CUDA Agent: Large-Scale Agentic RL for High-Performance CUDA Kernel Generation

2026-02-27Machine Learning

Machine LearningArtificial Intelligence
AI summary

The authors created CUDA Agent, a system that uses reinforcement learning to improve the way GPU code (CUDA kernels) is written for deep learning tasks. Unlike existing methods, their system learns and optimizes CUDA code more effectively by combining a smart data pipeline, tools for testing and profiling code, and stable training techniques. Their approach outperforms current compiler-based tools and advanced models, especially on challenging tests, making GPU kernel optimization less reliant on expert knowledge.

CUDAGPU kernelreinforcement learningdeep learningtorch.compilecode optimizationprofilingcompilerlarge language modelsKernelBench
Authors
Weinan Dai, Hanlin Wu, Qiying Yu, Huan-ang Gao, Jiahao Li, Chengquan Jiang, Weiqiang Lou, Yufan Song, Hongli Yu, Jiaze Chen, Wei-Ying Ma, Ya-Qin Zhang, Jingjing Liu, Mingxuan Wang, Xin Liu, Hao Zhou
Abstract
GPU kernel optimization is fundamental to modern deep learning but remains a highly specialized task requiring deep hardware expertise.

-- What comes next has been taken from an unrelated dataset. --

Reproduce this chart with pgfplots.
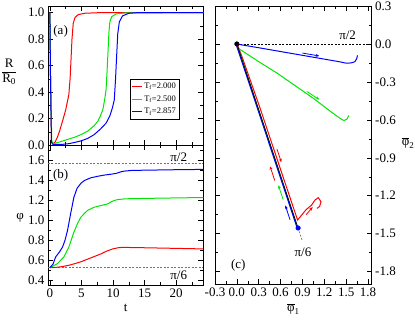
\documentclass[border=0pt]{standalone}
\usepackage{fontspec}
\setmainfont{Liberation Serif}
\usepackage{pgfplots}
\pgfplotsset{compat=1.18}
\usetikzlibrary{arrows.meta}

\definecolor{gred}{RGB}{255,0,0}
\definecolor{ggreen}{RGB}{0,230,0}
\definecolor{gblue}{RGB}{0,0,255}

\pgfplotsset{
  grace/.style={
    scale only axis,
    axis line style={line width=0.6pt},
    tick align=inside,
    major tick length=5pt,
    minor tick length=3pt,
    every tick/.style={black,line width=0.5pt},
    tick label style={font=\fontsize{13}{15}\selectfont},
    /pgf/number format/assume math mode=true,
  },
  curve/.style={line width=1pt},
  arr/.style={line width=0.8pt,-{Stealth[length=3.5pt,width=3pt]}},
}

\begin{document}
\begin{tikzpicture}[font=\fontsize{13}{15}\selectfont]
\useasboundingbox (0pt,0pt) rectangle (415pt,320pt);

% (a) R/R0 against t
\begin{axis}[grace,
  at={(48pt,175pt)}, anchor=south west,
  width=155.3pt, height=139pt,
  xmin=-0.3, xmax=24.3, ymin=0, ymax=1.05,
  xtick={0,5,10,15,20}, minor xtick={2.5,7.5,12.5,17.5,22.5},
  xticklabels={},
  ytick={0,0.2,0.4,0.6,0.8,1.0}, minor ytick={0.1,0.3,0.5,0.7,0.9},
  yticklabel style={/pgf/number format/.cd,fixed,fixed zerofill,precision=1},
  ylabel={\begin{tabular}{@{}c@{}}R\\\hline R\textsubscript{0}\end{tabular}},
  ylabel style={at={(rel axis cs:-0.25,0.525)}, rotate=-90, anchor=center},
  legend style={at={(0.525,0.474)}, anchor=north west, draw=black,
    line width=0.5pt, font=\fontsize{8.5}{9.5}\selectfont,
    inner xsep=1.5pt, inner ysep=1.5pt, row sep=1.5pt, cells={anchor=west}},
  legend image code/.code={\draw (0pt,0pt) -- (10pt,0pt);},
]
\addlegendimage{gred, line width=1pt}
\addlegendentry{T\textsubscript{f}=2.000}
\addlegendimage{ggreen, line width=1pt}
\addlegendentry{T\textsubscript{f}=2.500}
\addlegendimage{gblue, line width=1pt}
\addlegendentry{T\textsubscript{f}=2.857}
\addplot[curve, gred, forget plot] coordinates {
  (0,1.0) (0.1,0.5) (0.25,0.03) (0.5,0.01) (0.8,0.02) (1.2,0.06) (1.5,0.1)
  (2.0,0.18) (2.5,0.265) (3.0,0.38) (3.2,0.5) (3.35,0.65) (3.5,0.8)
  (3.7,0.92) (4.0,0.965) (4.5,0.985) (5.5,0.995) (8,1.0) (24.3,1.0)};
\addplot[curve, ggreen, forget plot] coordinates {
  (0,1.0) (0.1,0.5) (0.3,0.02) (0.6,0.01) (1,0.015) (2,0.03) (3,0.045)
  (4,0.06) (5,0.08) (6,0.105) (7,0.145) (7.6,0.18) (8,0.22) (8.4,0.27)
  (8.7,0.35) (8.9,0.42) (9.05,0.55) (9.2,0.7) (9.35,0.85) (9.5,0.93)
  (9.8,0.97) (10.5,0.99) (12,0.998) (24.3,1.0)};
\addplot[curve, gblue, forget plot] coordinates {
  (0,1.0) (0.1,0.5) (0.25,0.02) (0.5,0.003) (2,0.005) (3,0.01) (4,0.02)
  (5,0.032) (6,0.05) (7,0.078) (8,0.12) (8.9,0.165) (9.5,0.22) (9.9,0.28)
  (10.2,0.34) (10.4,0.5) (10.55,0.65) (10.75,0.84) (11,0.93) (11.5,0.975)
  (12.5,0.995) (14,1.0) (24.3,1.0)};
\node at (axis cs:1.7,0.856) {(a)};
\end{axis}

% (b) phi against t
\begin{axis}[grace,
  at={(48pt,35pt)}, anchor=south west,
  width=155.3pt, height=140pt,
  xmin=-0.3, xmax=24.3, ymin=0.35, ymax=1.755,
  xtick={0,5,10,15,20}, minor xtick={2.5,7.5,12.5,17.5,22.5},
  ytick={0.4,0.6,0.8,1.0,1.2,1.4,1.6}, minor ytick={0.5,0.7,0.9,1.1,1.3,1.5,1.7},
  yticklabel style={/pgf/number format/.cd,fixed,fixed zerofill,precision=1},
  xlabel={t},
  ylabel={φ},
  ylabel style={at={(rel axis cs:-0.18,0.48)}, rotate=-90, anchor=center},
]
\addplot[black!55, line width=0.6pt, dash pattern=on 2pt off 1.5pt] coordinates {(-0.3,1.5708) (24.3,1.5708)};
\addplot[black!55, line width=0.6pt, dash pattern=on 2pt off 1.5pt] coordinates {(-0.3,0.5236) (24.3,0.5236)};
\addplot[curve, gred] coordinates {
  (0,0.524) (1,0.527) (2,0.535) (3,0.548) (4,0.565) (5,0.585) (6,0.61)
  (7,0.635) (8,0.66) (9,0.69) (10,0.713) (11,0.726) (12,0.727) (14,0.725)
  (18,0.72) (22,0.715) (24.3,0.712)};
\addplot[curve, ggreen] coordinates {
  (0,0.524) (0.5,0.54) (1.2,0.565) (2.2,0.63) (3.0,0.73) (3.8,0.88)
  (4.4,0.97) (4.9,1.03) (5.5,1.07) (6,1.1) (7,1.13) (7.6,1.14) (8.6,1.155)
  (9.2,1.165) (9.7,1.185) (10.3,1.2) (10.8,1.208) (12,1.215) (16,1.22)
  (24.3,1.228)};
\addplot[curve, gblue] coordinates {
  (0,0.524) (0.5,0.56) (0.9,0.63) (1.5,0.68) (2.0,0.73) (2.4,0.8) (2.8,0.9)
  (3.3,1.07) (3.8,1.23) (4.3,1.32) (4.9,1.37) (5.5,1.40) (6.5,1.426)
  (7.5,1.44) (8.6,1.453) (9.5,1.46) (10.5,1.47) (11.2,1.485) (11.8,1.493)
  (13,1.5) (16,1.503) (20,1.507) (24.3,1.51)};
\node[anchor=south, inner sep=1.5pt] at (axis cs:20.4,1.5708) {π/2};
\node[anchor=north, inner sep=2.5pt] at (axis cs:20.4,0.5236) {π/6};
\node at (axis cs:1.7,1.453) {(b)};
\end{axis}

% (c) phase plane
\begin{axis}[grace,
  at={(215pt,35.7pt)}, anchor=south west,
  width=156.7pt, height=278.3pt,
  xmin=-0.3, xmax=1.85, ymin=-1.9, ymax=0.3,
  xtick={-0.3,0,0.3,0.6,0.9,1.2,1.5,1.8},
  xticklabels={-0.3,0.0,0.3,0.6,0.9,1.2,1.5,1.8},
  minor xtick={-0.15,0.15,0.45,0.75,1.05,1.35,1.65},
  ytick={-1.8,-1.5,-1.2,-0.9,-0.6,-0.3,0,0.3},
  yticklabels={-1.8,-1.5,-1.2,-0.9,-0.6,-0.3,0.0,0.3},
  minor ytick={-1.65,-1.35,-1.05,-0.75,-0.45,-0.15,0.15},
  yticklabel pos=right,
  xlabel={$\overline{\hbox{φ}}_{\hbox{\fontsize{9}{10}\selectfont 1}}$},
  ylabel={$\overline{\hbox{φ}}_{\hbox{\fontsize{9}{10}\selectfont 2}}$},
  ylabel style={at={(rel axis cs:1.232,0.508)}, rotate=-90, anchor=center},
  clip=false,
]
\addplot[black, line width=0.6pt, dash pattern=on 2pt off 1.5pt] coordinates {(0,0) (1.85,0)};
\addplot[black!60, line width=0.6pt, dash pattern=on 2pt off 1.5pt] coordinates {(0.84,-1.455) (0.9,-1.56)};
\addplot[curve, gred] coordinates {
  (0.01,-0.01) (0.07,-0.1) (0.314,-0.5) (0.604,-1.0) (0.833,-1.392)
  (0.95,-1.31) (1.026,-1.273) (1.072,-1.234) (1.117,-1.215) (1.154,-1.247)
  (1.135,-1.285) (1.1,-1.3)};
\addplot[curve, ggreen] coordinates {
  (0.828,-1.455) (0.02,-0.035) (0.3,-0.14) (0.55,-0.23) (0.8,-0.33)
  (1.05,-0.43) (1.3,-0.54) (1.42,-0.59) (1.47,-0.605) (1.51,-0.595)
  (1.535,-0.565)};
\addplot[curve, gblue] coordinates {
  (0.828,-1.455) (-0.012,0) (0.25,-0.025) (0.5,-0.05) (0.75,-0.075)
  (1.0,-0.1) (1.25,-0.125) (1.4,-0.14) (1.5,-0.152) (1.57,-0.15)
  (1.62,-0.14) (1.645,-0.115) (1.655,-0.09)};
\addplot[black, line width=0.7pt] coordinates {(0,0) (0.84,-1.455)};
% direction arrows
\addplot[arr, gblue] coordinates {(0.9,-0.072) (1.13,-0.095)};
\addplot[arr, ggreen] coordinates {(0.96,-0.375) (1.13,-0.44)};
\addplot[arr, gred] coordinates {(0.55,-0.83) (0.61,-0.935)};
\addplot[arr, gred] coordinates {(0.52,-1.08) (0.455,-0.967)};
\addplot[arr, ggreen] coordinates {(0.635,-1.23) (0.57,-1.117)};
\addplot[arr, gblue] coordinates {(0.73,-1.39) (0.665,-1.277)};
\addplot[arr, gred] coordinates {(0.95,-1.35) (1.04,-1.29)};
\addplot[only marks, mark=*, mark size=2.3pt, black] coordinates {(0,0)};
\addplot[only marks, mark=*, mark size=2.3pt, gblue] coordinates {(0.84,-1.455)};
\node at (axis cs:1.52,0.07) {π/2};
\node at (axis cs:0.907,-1.645) {π/6};
\node at (axis cs:0.02,-1.747) {(c)};
\end{axis}
\end{tikzpicture}
\end{document}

Despite strong performance in general programming, large language models (LLMs) remain uncompetitive with compiler-based systems such as torch.compile for CUDA kernel generation. Existing CUDA code generation approaches either rely on training-free refinement or fine-tune models within fixed multi-turn execution-feedback loops, but both paradigms fail to fundamentally improve the model's intrinsic CUDA optimization ability, resulting in limited performance gains. We present CUDA Agent, a large-scale agentic reinforcement learning system that develops CUDA kernel expertise through three components: a scalable data synthesis pipeline, a skill-augmented CUDA development environment with automated verification and profiling to provide reliable reward signals, and reinforcement learning algorithmic techniques enabling stable training. CUDA Agent achieves state-of-the-art results on KernelBench, delivering 100\%, 100\%, and 92\% faster rate over torch.compile on KernelBench Level-1, Level-2, and Level-3 splits, outperforming the strongest proprietary models such as Claude Opus 4.5 and Gemini 3 Pro by about 40\% on the hardest Level-3 setting.